Two years ago, propelled by George Soros’ cash, the most progressive candidate ever for district attorney, Larry Krasner, won the race over six other candidates. Each candidate sounded like a social worker. Three words you did not hear in that race: “Law and order.” Two words you did hear: “Mass incarceration.” Also “restorative justice.” Also “end bail.” Major win for progressives.

Krasner right now believes that Meek Mill, the most entitled ex-con in America, deserves a new trial.

Also in 2017, running as a progressive, Rebecca Rhynhart easily defeated incumbent controller Alan Butkovitz, although she tells me she prefers to be called “reformer” or “pragmatist.” Moderate progressive win.

Adding to those victories, in 2018 progressive Elizabeth Fiedler took a South Philly state representative seat from the Democratic machine. I called to get her views on progressive thought, but the former WHYY reporter didn’t return my calls.
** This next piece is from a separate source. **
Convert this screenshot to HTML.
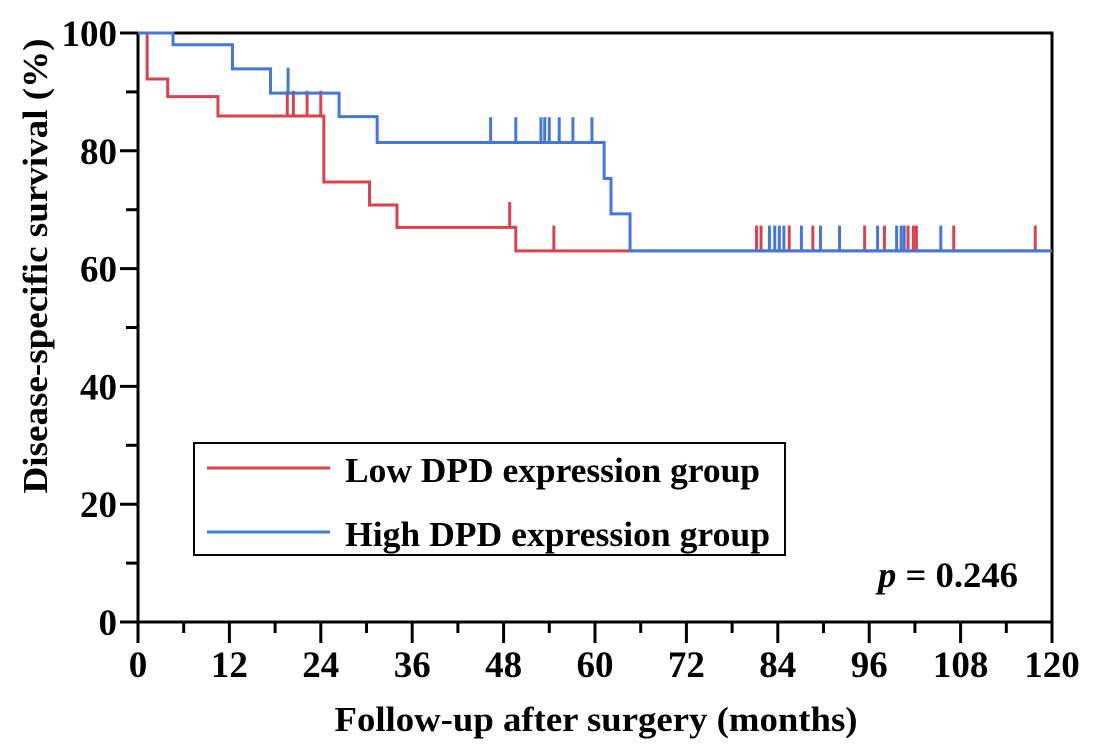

We sailed into the Tuesday primary with a boatload of progressives, some of whom seemed to be running on little more than their gender, race, sexual orientation, or disdain for immigration and drug laws. My fear was that a projected low turnout would result in another small, well-organized group pushing the city toward insanity.

Turnout was higher than expected, around 23 percent, exceeding the 17 percent in the 2017 general election. The most aggressively progressive candidates — Erica Almiron, Asa Khalif, Eryn Santamoor, Justin DiBerardinis — crashed and burned.

Progressives “didn’t win anything on their own,” Democratic City Chairman Bob Brady tells me, taking a pass on defining exactly what “progressive” means. “I think I’m progressive,” he says, “I like to move things forward.”

Me too, but progressives didn’t gain ground in this election cycle. This is progress?